United States v. Casoni, 950 F.2d 893 (3rd Cir. 1991)
At trial, the government introduced the testimony of a former co-conspirator of the defendant. Then, to corroborate his testimony, the government introduced the testimony of the witness’s attorney, who also recited what the witness told him. Then the government offered the attorney’s memorandum proffer of what the witness would say; this memorandum had been given to the government in the attorney’s pitch to get the witness immunity. The memorandum was offered as a business record of the attorney. Though the attorney’s testimony was properly admitted as a prior consistent statement of the witness, the attorney’s memorandum was not a proper business record because it lacked trustworthiness usually ascribed to business records. The declarant – the witness – had an interest in minimizing his role in the offense and maximizing the role of the person against whom he was prepared to testify. Also, the attorney, in preparing the memorandum, had the same interest – in his professional capacity – to minimize his client’s culpability and maximize the culpability of the defendant. Thus, the witness’s statements to the attorney were admissible, but not the attorney’s memorandum of the proffer. Harmless error.
United States v. Versaint, 849 F.2d 827 (3rd Cir. 1988)

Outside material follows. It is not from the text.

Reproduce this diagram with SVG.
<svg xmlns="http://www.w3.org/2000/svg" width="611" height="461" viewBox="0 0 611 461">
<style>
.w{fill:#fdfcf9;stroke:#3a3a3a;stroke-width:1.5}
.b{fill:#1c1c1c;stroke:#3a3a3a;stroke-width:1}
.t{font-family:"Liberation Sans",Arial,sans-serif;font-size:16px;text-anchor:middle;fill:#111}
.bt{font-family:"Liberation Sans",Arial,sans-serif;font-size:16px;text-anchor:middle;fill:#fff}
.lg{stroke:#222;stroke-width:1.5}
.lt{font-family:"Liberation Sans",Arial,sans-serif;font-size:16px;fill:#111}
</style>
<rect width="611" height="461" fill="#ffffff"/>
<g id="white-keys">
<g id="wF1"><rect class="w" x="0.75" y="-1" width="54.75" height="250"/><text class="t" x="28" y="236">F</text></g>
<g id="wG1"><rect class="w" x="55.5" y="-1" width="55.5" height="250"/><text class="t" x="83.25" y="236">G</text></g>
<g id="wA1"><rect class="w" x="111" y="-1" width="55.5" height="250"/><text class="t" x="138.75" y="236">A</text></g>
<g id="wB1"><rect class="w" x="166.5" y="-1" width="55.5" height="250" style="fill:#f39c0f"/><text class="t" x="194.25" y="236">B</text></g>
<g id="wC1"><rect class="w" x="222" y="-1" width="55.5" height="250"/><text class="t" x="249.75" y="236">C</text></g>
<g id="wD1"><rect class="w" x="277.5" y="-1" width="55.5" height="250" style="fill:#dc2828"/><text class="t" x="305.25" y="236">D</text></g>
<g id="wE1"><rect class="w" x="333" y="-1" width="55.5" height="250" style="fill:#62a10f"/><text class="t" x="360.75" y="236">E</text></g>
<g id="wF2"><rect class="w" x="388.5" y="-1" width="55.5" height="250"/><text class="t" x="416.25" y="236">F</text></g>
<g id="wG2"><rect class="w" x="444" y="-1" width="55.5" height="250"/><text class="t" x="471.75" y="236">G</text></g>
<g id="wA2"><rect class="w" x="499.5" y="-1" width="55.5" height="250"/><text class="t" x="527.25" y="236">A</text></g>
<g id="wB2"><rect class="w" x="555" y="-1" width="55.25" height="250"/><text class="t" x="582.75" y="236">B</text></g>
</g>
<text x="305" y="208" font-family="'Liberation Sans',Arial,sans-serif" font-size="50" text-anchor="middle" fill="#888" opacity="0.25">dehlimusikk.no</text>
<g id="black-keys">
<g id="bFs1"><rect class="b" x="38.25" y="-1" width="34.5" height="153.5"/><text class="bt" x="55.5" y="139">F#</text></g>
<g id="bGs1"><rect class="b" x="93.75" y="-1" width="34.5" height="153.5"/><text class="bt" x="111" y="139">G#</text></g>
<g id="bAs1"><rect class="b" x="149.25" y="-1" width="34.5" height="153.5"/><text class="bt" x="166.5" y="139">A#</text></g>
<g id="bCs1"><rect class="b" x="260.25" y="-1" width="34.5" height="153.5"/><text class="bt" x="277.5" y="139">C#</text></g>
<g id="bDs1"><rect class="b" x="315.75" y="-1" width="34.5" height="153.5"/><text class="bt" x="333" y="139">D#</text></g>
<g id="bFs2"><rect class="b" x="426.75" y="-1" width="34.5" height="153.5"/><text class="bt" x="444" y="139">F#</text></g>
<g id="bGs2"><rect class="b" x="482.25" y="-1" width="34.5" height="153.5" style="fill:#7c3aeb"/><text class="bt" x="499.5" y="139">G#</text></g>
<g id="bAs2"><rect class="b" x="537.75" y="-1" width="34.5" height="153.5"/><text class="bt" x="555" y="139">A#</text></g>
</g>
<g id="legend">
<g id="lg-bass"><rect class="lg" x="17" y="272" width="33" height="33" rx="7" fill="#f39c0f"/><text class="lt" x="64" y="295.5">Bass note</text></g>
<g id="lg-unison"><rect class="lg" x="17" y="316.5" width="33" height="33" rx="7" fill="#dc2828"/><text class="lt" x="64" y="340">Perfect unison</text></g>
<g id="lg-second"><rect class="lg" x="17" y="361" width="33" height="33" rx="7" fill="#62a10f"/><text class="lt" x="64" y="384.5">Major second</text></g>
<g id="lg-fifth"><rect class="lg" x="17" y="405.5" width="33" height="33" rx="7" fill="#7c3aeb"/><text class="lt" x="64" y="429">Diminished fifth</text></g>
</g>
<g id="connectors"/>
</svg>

The defendant sought to introduce a police report as substantive evidence of a misidentification. The government resisted the offer on the grounds that the report was written one month after the undercover activities in the drug investigation had been conducted. The exclusion of the evidence was reversible error; the report qualified under the records exception to the hearsay rule.

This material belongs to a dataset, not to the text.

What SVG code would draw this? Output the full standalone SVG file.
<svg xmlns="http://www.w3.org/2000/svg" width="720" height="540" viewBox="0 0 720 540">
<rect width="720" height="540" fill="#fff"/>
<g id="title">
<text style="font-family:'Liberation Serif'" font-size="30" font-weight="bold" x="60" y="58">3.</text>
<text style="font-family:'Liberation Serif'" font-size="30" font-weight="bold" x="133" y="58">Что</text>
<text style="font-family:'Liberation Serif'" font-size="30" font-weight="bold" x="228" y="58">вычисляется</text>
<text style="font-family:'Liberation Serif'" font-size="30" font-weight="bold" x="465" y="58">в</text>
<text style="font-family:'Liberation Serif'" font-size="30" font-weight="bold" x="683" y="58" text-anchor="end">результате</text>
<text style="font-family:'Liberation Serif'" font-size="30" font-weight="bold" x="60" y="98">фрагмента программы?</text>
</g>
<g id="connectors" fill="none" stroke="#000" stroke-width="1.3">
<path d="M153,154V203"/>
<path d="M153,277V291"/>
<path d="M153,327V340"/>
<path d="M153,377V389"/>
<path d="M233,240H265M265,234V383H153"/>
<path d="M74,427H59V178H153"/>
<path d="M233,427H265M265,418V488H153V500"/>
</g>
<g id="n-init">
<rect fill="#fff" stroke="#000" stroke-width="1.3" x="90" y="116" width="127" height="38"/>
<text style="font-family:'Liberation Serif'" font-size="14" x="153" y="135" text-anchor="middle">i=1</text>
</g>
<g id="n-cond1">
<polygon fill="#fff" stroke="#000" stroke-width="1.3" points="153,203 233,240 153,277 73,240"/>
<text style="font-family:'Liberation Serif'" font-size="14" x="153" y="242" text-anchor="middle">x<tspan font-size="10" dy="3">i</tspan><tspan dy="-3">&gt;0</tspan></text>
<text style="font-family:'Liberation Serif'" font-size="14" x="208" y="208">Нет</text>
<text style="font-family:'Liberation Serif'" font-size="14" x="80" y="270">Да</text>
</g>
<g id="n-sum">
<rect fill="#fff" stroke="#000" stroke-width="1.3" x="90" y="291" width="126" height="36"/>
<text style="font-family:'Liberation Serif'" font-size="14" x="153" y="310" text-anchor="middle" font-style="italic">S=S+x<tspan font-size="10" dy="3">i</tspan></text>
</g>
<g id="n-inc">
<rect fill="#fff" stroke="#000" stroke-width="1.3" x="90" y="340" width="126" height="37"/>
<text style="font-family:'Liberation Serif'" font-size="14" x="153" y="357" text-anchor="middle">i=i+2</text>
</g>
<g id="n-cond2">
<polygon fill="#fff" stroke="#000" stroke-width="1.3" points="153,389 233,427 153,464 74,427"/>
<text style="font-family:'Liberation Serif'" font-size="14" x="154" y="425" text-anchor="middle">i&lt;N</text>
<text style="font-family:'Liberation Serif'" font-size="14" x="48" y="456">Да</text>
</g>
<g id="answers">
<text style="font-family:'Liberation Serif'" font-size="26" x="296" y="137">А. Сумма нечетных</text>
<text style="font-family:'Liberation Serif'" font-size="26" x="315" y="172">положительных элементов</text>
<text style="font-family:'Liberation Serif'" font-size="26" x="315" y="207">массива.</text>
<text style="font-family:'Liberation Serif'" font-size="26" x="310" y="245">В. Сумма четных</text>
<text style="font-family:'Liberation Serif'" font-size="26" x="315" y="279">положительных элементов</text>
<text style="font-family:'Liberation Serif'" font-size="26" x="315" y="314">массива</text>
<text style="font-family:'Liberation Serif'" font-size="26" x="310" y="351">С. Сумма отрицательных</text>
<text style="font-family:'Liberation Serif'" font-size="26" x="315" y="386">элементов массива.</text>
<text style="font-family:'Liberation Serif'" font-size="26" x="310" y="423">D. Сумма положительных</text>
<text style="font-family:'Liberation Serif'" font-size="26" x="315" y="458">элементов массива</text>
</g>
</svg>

United States v. Ismoila, 100 F.3d 380 (5th Cir. 1996)
A business record is admissible only if the information on the document is furnished by a person who is providing the information pursuant to the regular course of the business activities. Thus, a business record is not admissible even if it is prepared in the usual course of business, but the information is provided by someone outside the business, such as a customer. Here, the government introduced bank records that contained customers’ complaints that their credit cards included unauthorized charges. While the bank’s records were prepared in the ordinary course of business, the information provided by the customers did not qualify under Rule 803(6). Nevertheless, the court approved the admission of the evidence under Rule 803(24), the residual exception.
United States v. Chu Kong Yin, 935 F.2d 990 (9th Cir. 1991)

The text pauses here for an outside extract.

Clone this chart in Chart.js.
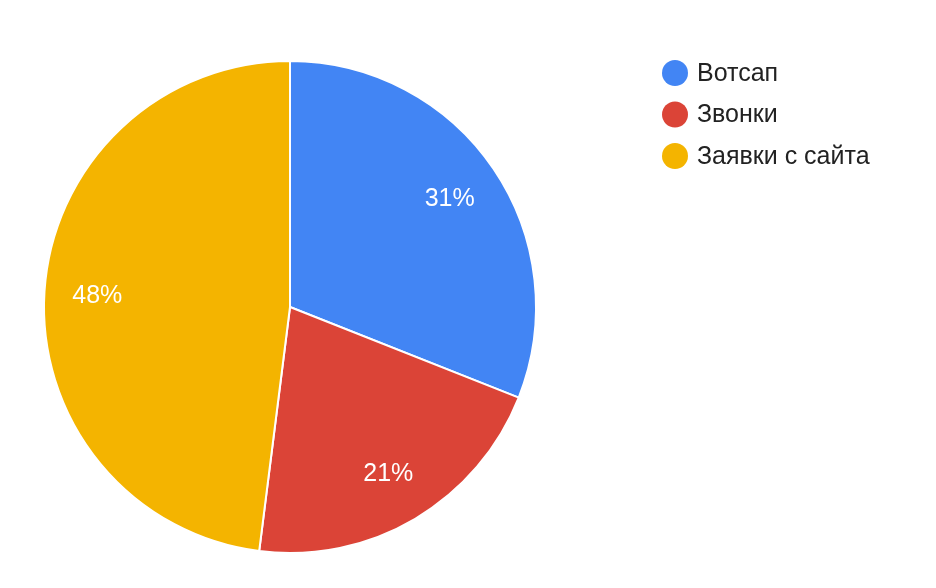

The defendant was charged with INS fraud because of his false statement on an INS application about his prior criminal record. At trial, the government offered an official Hong Kong record of defendant’s conviction. The record was prepared, however, in 1988 and indicated that defendant had a 1981 conviction. This record was properly authenticated under Rule 901, but was nevertheless inadmissible hearsay. It was not a business record, because the author did not report something which he or she witnessed; rather the author’s basis of knowledge was unknown. The document was also inadmissible under the public records exception, because, again, the author did not report events to which he or she was a witness. This exception, Rule 803(8), only excuses the appearance of the author, but the testimony of the author would have to be otherwise admissible.
United States v. McIntyre, 997 F.2d 687 (10th Cir. 1993)
The government offered motel registration cards for the purpose of showing that the conspirators had been at the hotel on a particular date. The registration cards, however, were hearsay. Though the cards were shown to have been maintained in the regular course of business, the information was obtained from the guest and the guest is not under the “business duty” or compulsion to provide accurate information. If the business employee verified the information, the business record exception might apply; but the government failed to establish that the employee actually verified the information (the guest’s identity). Also, the government introduced Western Union wire transfers for the purpose of establishing the identity of both the sender and the recipient. Though Western Union verified recipients, it never verified the identity of the sender. The admission of the transfer records was erroneous with regard to identifying the sender, but not with regard to the identity of the recipient. Finally, this same analysis applied to records of a cellular phone. Again, the identity of the customer as reflected in the records was hearsay, absent evidence that the company verified the customer’s identity. These errors were harmless.
United States v. Bohrer, 807 F.2d 159 (10th Cir. 1986)
The government sought to introduce an IRS contact card which contained the agent’s version of an alleged telephone conversation between the agent and the defendant. This was inadmissible under the “business records” exception. The card was maintained as part of the defendant’s IRS file for the specific purpose of prosecuting the defendant. As such, it was not kept in the regular course of business.